One way would be to just change the rate in the Manager exchange rate setting but I am curious whether there is a better way of recording this transaction. Is there a way to balance the account with exchange gain/loss? Thank you.
The exchange rate in Manager must be the actual exchange rate (from your central bank, your bank, OANDA, Wise or any legit source)
I’m sure you can force the exchange rate to match the contracted exchange rate when making loan principal and interest payment, this enables Manager to calculate a gain or lose on the repayment (actual interest exchange rate vs contracted exchange rate). I will demonstrate that later.
@Abeiku I am a bit surprised about your reply. We know that so called parallel or black markets distort anything, especially when the discrepancy between official and such rates is huge. I am not advocating that Manager should enable anything illegal but I think that users would benefit from allowing multiple rates. For example in Nigeria there are at least 3 formal rates based on what you do and then there is also the parallel market rate for any than need FOREX. I am sure Ghana is not much different.
So the question is how within Manager to deal with this. We have not yet found the answer but may there is none.
This is a very normal practice. Businesses agree exchange rate in advance all the time.
The agreement is that, the lender is willing to accept 61.96RUB for every dollar in loan repayments regardless of what the actual exchange rate at the bank.
If the exchange rate is 65. RUB the business makes a gain because they will ask their bank to transfer only 61.96 RUB in settlement for every dollar.
You can enter 65 RUB as exchange rate but use 61.96 RUB in the settlement. The difference is a gain. I will post how to do that soon.
The loan was received in Bank A (RUB acc) and repaid from Bank B (USD acc). The currency of the liability account is the same as the base currency (USD).
My payment window does not look like the one you posted and there’s no option for indicating both base currency and loan currency. Maybe I didn’t set up the liability account right even though I was following the guide. Please let me know how to achieve the same functionality for my payments.
Another issue I’m facing right now is a revaluation of the loan amount for the end-of-the-year report. I believe there has to be a feature that recalculates the amount of the loan according to the exchange rate on December 31st, 2022 (OANDA) but I was not able to find it, Manager keeps giving the amount at the exchange rate on the day of transaction in the Balance Sheet. Thank you.
Go to settings and Set up Base currency - RUB, and Foreign Currency - USD
Go to Settings-> Control Accounts-> Bank and Cash accounts and create new control account for the USD loan account and put it in the Liabilities group.
Go to Bank and Cash accounts tab and create new Bank account for the USD loan account and select currency USD and also select the USD loan control account.
Set up your RUB Bank Account (if you have not already done so)
Use Inter Account Transfers to record drawdowns calculating the amounts manually using the set exchange rate 61.96 RUB/USD.
Record the loan payment using Inter Account transfer in the same manner using the set exchange rate.

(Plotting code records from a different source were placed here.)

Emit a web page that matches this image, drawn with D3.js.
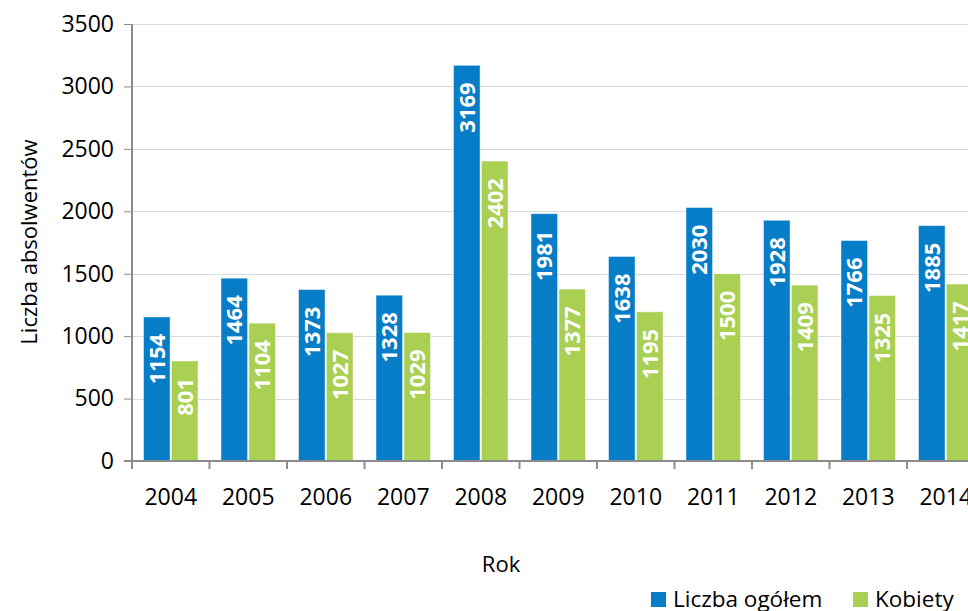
<!DOCTYPE html>
<html>
<head>
<meta charset="utf-8">
<script src="https://cdn.jsdelivr.net/npm/d3@7"></script>
<style>
  html, body { margin: 0; padding: 0; background: #fff; }
  svg { display: block; }
  text { font-family: "Open Sans", sans-serif; }
</style>
</head>
<body>
<svg id="chart" width="968" height="611"></svg>
<script>
const years = ["2004","2005","2006","2007","2008","2009","2010","2011","2012","2013","2014"];
const totalValues = [1154, 1464, 1373, 1328, 3169, 1981, 1638, 2030, 1928, 1766, 1885];
const womenValues = [801, 1104, 1027, 1029, 2402, 1377, 1195, 1500, 1409, 1325, 1417];
const seriesNames = ["Liczba ogółem", "Kobiety"];
const seriesColors = ["#077dc7", "#a9cf53"];
const yTicks = [0, 500, 1000, 1500, 2000, 2500, 3000, 3500];
const xTitle = "Rok";
const yTitle = "Liczba absolwentów";

(function () {
const svg = d3.select("#chart");
const plotLeft = 132, plotTop = 24, plotBottom = 461;
const bandW = 77.5;
const plotRight = plotLeft + bandW * years.length;

const x0 = d3.scaleBand().domain(years).range([plotLeft, plotRight]).padding(0);
const x1 = d3.scaleBand().domain(seriesNames).range([11.5, 66]).paddingInner(0.05).paddingOuter(0);
const y = d3.scaleLinear().domain([0, 3500]).range([plotBottom, plotTop]);

// gridlines
svg.append("g").selectAll("line").data(yTicks.slice(1)).join("line")
  .attr("x1", plotLeft).attr("x2", 968)
  .attr("y1", d => Math.round(y(d)) + 0.5).attr("y2", d => Math.round(y(d)) + 0.5)
  .attr("stroke", "#d9d9d9").attr("stroke-width", 1);

// bars
const data = years.map((yr, i) => ({ yr, vals: [totalValues[i], womenValues[i]] }));
const groups = svg.append("g").selectAll("g").data(data).join("g")
  .attr("transform", d => `translate(${x0(d.yr)},0)`);

groups.selectAll("rect").data(d => d.vals.map((v, j) => ({ v, s: seriesNames[j], j }))).join("rect")
  .attr("x", d => x1(d.s))
  .attr("width", x1.bandwidth())
  .attr("y", d => y(d.v))
  .attr("height", d => plotBottom - y(d.v))
  .attr("fill", d => seriesColors[d.j])
  .attr("stroke", "#ffffff").attr("stroke-opacity", 0.45).attr("stroke-width", 1);

groups.selectAll("text.lbl").data(d => d.vals.map((v, j) => ({ v, s: seriesNames[j], j }))).join("text")
  .attr("class", "lbl")
  .attr("transform", d => `translate(${x1(d.s) + x1.bandwidth() / 2},${y(d.v) + 17}) rotate(-90)`)
  .attr("dy", "0.36em")
  .attr("text-anchor", "end")
  .attr("fill", "#ffffff")
  .attr("font-weight", "bold")
  .attr("font-size", "22px")
  .text(d => d.v);

// y axis
const yAxis = d3.axisLeft(y).tickValues(yTicks).tickFormat(d3.format("d")).tickSize(8).tickPadding(10);
const gy = svg.append("g").attr("transform", `translate(${plotLeft},0)`).call(yAxis);
gy.selectAll("text").attr("font-size", "23px").attr("fill", "#000").attr("font-family", "Open Sans, sans-serif");
gy.selectAll("line").attr("stroke", "#8c8c8c");
gy.select(".domain").attr("stroke", "#8c8c8c").attr("stroke-width", 2).attr("d", `M0,${plotTop}V${plotBottom}`);

// x axis
const gx = svg.append("g").attr("transform", `translate(0,${plotBottom})`);
gx.append("line").attr("x1", plotLeft - 8).attr("x2", 968).attr("y1", 0).attr("y2", 0)
  .attr("stroke", "#8c8c8c").attr("stroke-width", 2);
const boundaries = d3.range(years.length + 1).map(i => i === years.length ? plotRight : x0(years[i]));
gx.selectAll("line.tk").data(boundaries).join("line").attr("class", "tk")
  .attr("x1", d => d).attr("x2", d => d).attr("y1", 0).attr("y2", 8)
  .attr("stroke", "#8c8c8c").attr("stroke-width", 2);
gx.selectAll("text").data(years).join("text")
  .attr("x", d => x0(d) + x0.bandwidth() / 2)
  .attr("y", 44)
  .attr("text-anchor", "middle")
  .attr("font-size", "23px").attr("fill", "#000")
  .text(d => d);

// titles
svg.append("text").attr("x", 501).attr("y", 572).attr("text-anchor", "middle")
  .attr("font-size", "22px").attr("fill", "#000").text(xTitle);
svg.append("text").attr("transform", "translate(37,242) rotate(-90)").attr("text-anchor", "middle")
  .attr("font-size", "22px").attr("fill", "#000").text(yTitle);

// legend
const legendX = [651, 853];
const lg = svg.append("g").selectAll("g").data(seriesNames).join("g")
  .attr("transform", (d, i) => `translate(${legendX[i]},592)`);
lg.append("rect").attr("width", 15).attr("height", 15).attr("fill", (d, i) => seriesColors[i]);
lg.append("text").attr("x", 22).attr("y", 15).attr("font-size", "22.5px").attr("fill", "#000").text(d => d);
})();
</script>
</body>
</html>
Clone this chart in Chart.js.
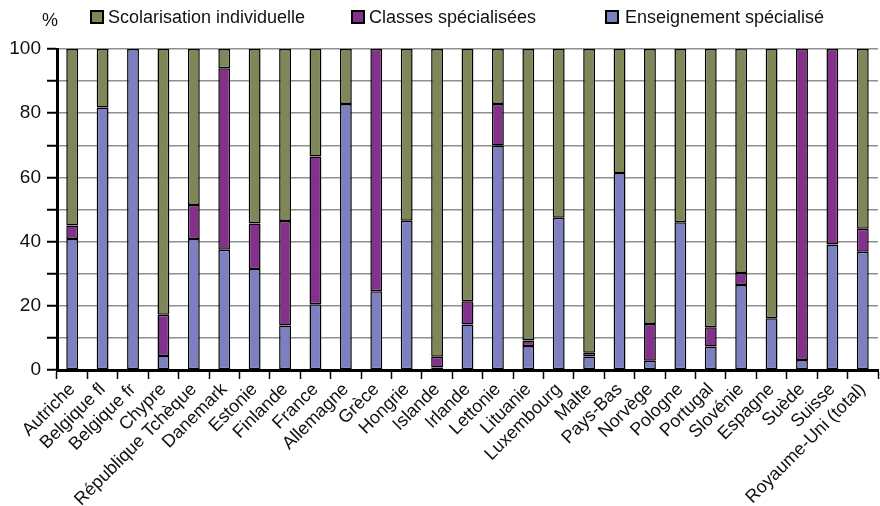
<!DOCTYPE html>
<html lang="fr">
<head>
<meta charset="utf-8">
<title>Répartition des élèves</title>
<script src="https://cdn.jsdelivr.net/npm/chart.js@4.4.1/dist/chart.umd.min.js"></script>
<style>
    body { margin: 0; background: #ffffff; }
    #wrap { position: relative; width: 880px; height: 506px; font-family: "Liberation Sans", Arial, sans-serif; color: #111; }
    #chartCanvas { position: absolute; left: 0; top: 0; }
    .unit { position: absolute; left: 42px; top: 10px; font-size: 18px; }
    .legend-item { position: absolute; top: 7px; font-size: 18px; line-height: 20px; white-space: nowrap; }
    .legend-box { position: absolute; top: 3px; width: 10px; height: 10px; border: 2px solid #000; }
    .legend-text { position: absolute; top: 0; }
</style>
</head>
<body>
<div id="wrap">
    <canvas id="chartCanvas" width="880" height="506"></canvas>
    <div class="unit">%</div>
    <div id="legend"></div>
</div>
<script>
// Categories (countries)
const categories = [
    'Autriche', 'Belgique fl', 'Belgique fr', 'Chypre', 'République Tchèque',
    'Danemark', 'Estonie', 'Finlande', 'France', 'Allemagne', 'Grèce',
    'Hongrie', 'Islande', 'Irlande', 'Lettonie', 'Lituanie', 'Luxembourg',
    'Malte', 'Pays-Bas', 'Norvège', 'Pologne', 'Portugal', 'Slovénie',
    'Espagne', 'Suède', 'Suisse', 'Royaume-Uni (total)'
];

// Series values (%), bottom to top of each stack
const enseignementSpecialise = [
    40.8, 81.8, 100, 4.4, 40.8, 37.5, 31.5, 13.9, 20.5, 82.9, 24.5,
    46.5, 0.8, 14.2, 69.9, 7.5, 47.4, 4.2, 61.4, 2.9, 46.0, 7.3, 26.5,
    16.1, 3.1, 39.1, 36.8
];
const classesSpecialisees = [
    4.2, 0, 0, 12.8, 10.6, 56.5, 14.1, 32.5, 46.0, 0, 75.5,
    0, 3.3, 7.2, 13.0, 1.7, 0, 1.2, 0, 11.4, 0, 6.0, 3.7,
    0, 96.9, 60.9, 7.2
];
const scolarisationIndividuelle = [
    55.0, 18.2, 0, 82.8, 48.6, 6.0, 54.4, 53.6, 33.5, 17.1, 0,
    53.5, 95.9, 78.6, 17.1, 90.8, 52.6, 94.6, 38.6, 85.7, 54.0, 86.7, 69.8,
    83.9, 0, 0, 56.0
];

// Y axis tick labels
const yTickLabels = ['0', '20', '40', '60', '80', '100'];

// Legend order as shown on top of the chart
const legendLabels = ['Scolarisation individuelle', 'Classes spécialisées', 'Enseignement spécialisé'];
const legendColors = ['#7f8657', '#84318b', '#7c80c0'];
const legendLeft = [90, 351, 605];

function buildLegend() {
    const holder = document.getElementById('legend');
    legendLabels.forEach((label, i) => {
        const item = document.createElement('div');
        item.className = 'legend-item';
        item.style.left = legendLeft[i] + 'px';
        const box = document.createElement('span');
        box.className = 'legend-box';
        box.style.left = '0px';
        box.style.background = legendColors[i];
        const text = document.createElement('span');
        text.className = 'legend-text';
        text.style.left = (i === 2 ? 20 : 18) + 'px';
        text.textContent = label;
        item.appendChild(box);
        item.appendChild(text);
        holder.appendChild(item);
    });
}

// Empty segments are left out so they don't draw a stray border
function makeDataset(label, data, color) {
    return {
        label: label,
        data: data.map(v => (v === 0 ? null : v)),
        backgroundColor: color,
        borderColor: '#000000',
        borderWidth: 1.5,
        borderSkipped: false,
        categoryPercentage: 1.0,
        barPercentage: 0.39
    };
}

function initializeChart() {
    const ctx = document.getElementById('chartCanvas').getContext('2d');

    const config = {
        type: 'bar',
        data: {
            labels: categories,
            datasets: [
                makeDataset('Enseignement spécialisé', enseignementSpecialise, legendColors[2]),
                makeDataset('Classes spécialisées', classesSpecialisees, legendColors[1]),
                makeDataset('Scolarisation individuelle', scolarisationIndividuelle, legendColors[0])
            ]
        },
        options: {
            responsive: false,
            animation: false,
            layout: {
                padding: { top: 49, right: 2, left: 0, bottom: 0 }
            },
            plugins: {
                legend: { display: false },
                tooltip: { enabled: false }
            },
            scales: {
                x: {
                    stacked: true,
                    offset: true,
                    border: { display: true, color: '#000000', width: 3 },
                    grid: {
                        offset: true,
                        drawOnChartArea: false,
                        drawTicks: true,
                        tickLength: 9,
                        tickColor: '#000000',
                        tickWidth: 1.5
                    },
                    ticks: {
                        autoSkip: false,
                        maxRotation: 45,
                        minRotation: 45,
                        padding: 0,
                        color: '#111111',
                        font: { family: '"Liberation Sans", Arial, sans-serif', size: 18 }
                    },
                    afterFit: function(scale) {
                        scale.height = 136;
                    }
                },
                y: {
                    stacked: true,
                    min: 0,
                    max: 100,
                    border: { display: true, color: '#000000', width: 3 },
                    grid: {
                        color: '#8f8f8f',
                        lineWidth: 1.5,
                        tickLength: 10,
                        tickColor: '#000000',
                        tickWidth: 2
                    },
                    ticks: {
                        stepSize: 10,
                        padding: 6,
                        color: '#111111',
                        font: { family: '"Liberation Sans", Arial, sans-serif', size: 19 },
                        callback: function(value) {
                            const label = String(value);
                            return yTickLabels.includes(label) ? label : '';
                        }
                    },
                    afterFit: function(scale) {
                        scale.width = 57;
                    }
                }
            }
        }
    };

    return new Chart(ctx, config);
}

buildLegend();
const chart = initializeChart();
</script>
</body>
</html>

Result should look like this.
I do not know your local laws, but I don’t think that you would need to record the liability at the current exchange rate at any point as the liability does not change due to the fixed rate.
Thank you for your response but I have attempted at solving the problem on my own and here’s what I did (pls feel free to correct my approach). Also, my base currency has always been USD and I cannot change it (having a few RUB transactions is just a temporary thing).
I have set up a new special account (Loan from XYZ) under control accounts (USD Loans Payable Acc in the Liabilities group) and allocated all the transactions there which allowed me to input the amounts in both currencies thus balancing the account correctly.
Please lmk whether this approach is different accounting-wise from the one you suggested (with bank and cash control acc) or also acceptable. Which one is better long-term?
Special accounts can be used for many purposes. If you have numerous loan accounts, rather than show them individually on a balance sheet, you can create all loans as special accounts within their own subsidiary ledgers, summarizing them in a single control account named Loans . This keeps your Balance Sheet concise enough to be easily analyzed, but lets you track what you owe on every loan.